- [Provided material]:
================
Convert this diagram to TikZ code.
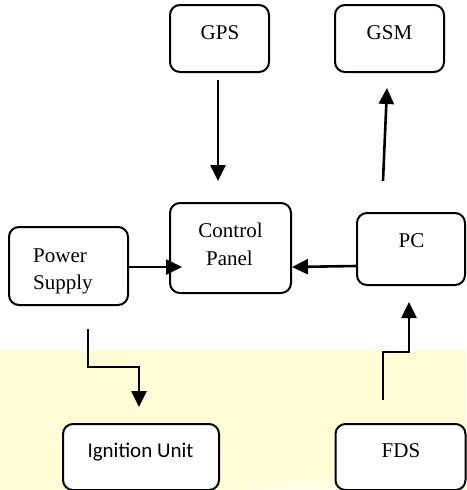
\documentclass[tikz,border=0pt]{standalone}
\usepackage{fontspec}
\setmainfont{Liberation Serif}
\newfontfamily\calibrifont{Carlito}
\usetikzlibrary{arrows.meta,calc}
\definecolor{yellowbg}{RGB}{255,252,214}
\tikzset{
  blockbox/.style={draw=black, line width=2pt, rounded corners=10pt, fill=white, inner sep=0pt},
  lbl/.style={inner sep=0pt, font=\fontsize{21}{28}\selectfont, anchor=base},
  conn/.style={line width=2.6pt, -{Triangle[width=15pt,length=16pt]}},
}
\begin{document}
\begin{tikzpicture}[x=1pt,y=-1pt]
\useasboundingbox (0,0) rectangle (466,490);
% background
\fill[yellowbg] (0,350) rectangle (466,490);
\begin{scope}
  \clip (0,350) rectangle (466,490);
  \shade[inner color=white, outer color=yellowbg] (320,500) ellipse [x radius=100, y radius=25];
\end{scope}
% boxes
\node[blockbox, minimum width=99pt, minimum height=67pt] (gps) at (219.5,38.5) {};
\node[blockbox, minimum width=109pt, minimum height=67pt] (gsm) at (389.5,38.5) {};
\node[blockbox, minimum width=121pt, minimum height=90pt] (ctrl) at (230.5,248) {};
\node[blockbox, minimum width=108pt, minimum height=72pt] (pc) at (411,249) {};
\node[blockbox, minimum width=119pt, minimum height=78pt] (ps) at (68.5,266) {};
\node[blockbox, minimum width=156pt, minimum height=66pt] (ign) at (141,457) {};
\node[blockbox, minimum width=130pt, minimum height=66pt] (fds) at (400.5,457) {};
% labels
\node[lbl] (gpsT) at (220,39) {GPS};
\node[lbl] (gsmT) at (389.5,39) {GSM};
\node[lbl] (ctrlT1) at (230.5,237) {Control};
\node[lbl] (ctrlT2) at (229.5,265) {Panel};
\node[lbl] (pcT) at (411.5,247) {PC};
\node[lbl, anchor=base west] (psT1) at (33,262) {Power};
\node[lbl, anchor=base west] (psT2) at (33,289) {Supply};
\node[lbl, font=\calibrifont\fontsize{21}{28}\selectfont] (ignT) at (140.5,457) {Ignition Unit};
\node[lbl] (fdsT) at (401,457) {FDS};
% connectors
\draw[conn] ($(gps.south)+(-1.5,7)$) -- ($(ctrl.north)+(-12.5,-21)$);
\draw[conn] ($(pc.north)+(-28,-31)$) -- ($(gsm.south)+(-2.5,15)$);
\draw[conn] ($(ps.east)+(0,1)$) -- ($(ctrl.west)+(13,19)$);
\draw[conn] ($(pc.west)+(0,17)$) -- ($(ctrl.east)+(0,19)$);
\draw[conn] ($(ps.south)+(19.5,23)$) |- ($(ign.north)+(-2,-56)$) -- ($(ign.north)+(-2,-16)$);
\draw[conn] ($(fds.north)+(-17.5,-23)$) |- ($(pc.south)+(-2,66)$) -- ($(pc.south)+(-2,16)$);
\end{tikzpicture}
\end{document}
================
- [Task to complete]: Give the material again exactly as it is, but keep the pictures out.

- [Solution to this task]:
Convert this diagram to TikZ code.
\documentclass[tikz,border=0pt]{standalone}
\usepackage{fontspec}
\setmainfont{Liberation Serif}
\newfontfamily\calibrifont{Carlito}
\usetikzlibrary{arrows.meta,calc}
\definecolor{yellowbg}{RGB}{255,252,214}
\tikzset{
  blockbox/.style={draw=black, line width=2pt, rounded corners=10pt, fill=white, inner sep=0pt},
  lbl/.style={inner sep=0pt, font=\fontsize{21}{28}\selectfont, anchor=base},
  conn/.style={line width=2.6pt, -{Triangle[width=15pt,length=16pt]}},
}
\begin{document}
\begin{tikzpicture}[x=1pt,y=-1pt]
\useasboundingbox (0,0) rectangle (466,490);
% background
\fill[yellowbg] (0,350) rectangle (466,490);
\begin{scope}
  \clip (0,350) rectangle (466,490);
  \shade[inner color=white, outer color=yellowbg] (320,500) ellipse [x radius=100, y radius=25];
\end{scope}
% boxes
\node[blockbox, minimum width=99pt, minimum height=67pt] (gps) at (219.5,38.5) {};
\node[blockbox, minimum width=109pt, minimum height=67pt] (gsm) at (389.5,38.5) {};
\node[blockbox, minimum width=121pt, minimum height=90pt] (ctrl) at (230.5,248) {};
\node[blockbox, minimum width=108pt, minimum height=72pt] (pc) at (411,249) {};
\node[blockbox, minimum width=119pt, minimum height=78pt] (ps) at (68.5,266) {};
\node[blockbox, minimum width=156pt, minimum height=66pt] (ign) at (141,457) {};
\node[blockbox, minimum width=130pt, minimum height=66pt] (fds) at (400.5,457) {};
% labels
\node[lbl] (gpsT) at (220,39) {GPS};
\node[lbl] (gsmT) at (389.5,39) {GSM};
\node[lbl] (ctrlT1) at (230.5,237) {Control};
\node[lbl] (ctrlT2) at (229.5,265) {Panel};
\node[lbl] (pcT) at (411.5,247) {PC};
\node[lbl, anchor=base west] (psT1) at (33,262) {Power};
\node[lbl, anchor=base west] (psT2) at (33,289) {Supply};
\node[lbl, font=\calibrifont\fontsize{21}{28}\selectfont] (ignT) at (140.5,457) {Ignition Unit};
\node[lbl] (fdsT) at (401,457) {FDS};
% connectors
\draw[conn] ($(gps.south)+(-1.5,7)$) -- ($(ctrl.north)+(-12.5,-21)$);
\draw[conn] ($(pc.north)+(-28,-31)$) -- ($(gsm.south)+(-2.5,15)$);
\draw[conn] ($(ps.east)+(0,1)$) -- ($(ctrl.west)+(13,19)$);
\draw[conn] ($(pc.west)+(0,17)$) -- ($(ctrl.east)+(0,19)$);
\draw[conn] ($(ps.south)+(19.5,23)$) |- ($(ign.north)+(-2,-56)$) -- ($(ign.north)+(-2,-16)$);
\draw[conn] ($(fds.north)+(-17.5,-23)$) |- ($(pc.south)+(-2,66)$) -- ($(pc.south)+(-2,16)$);
\end{tikzpicture}
\end{document}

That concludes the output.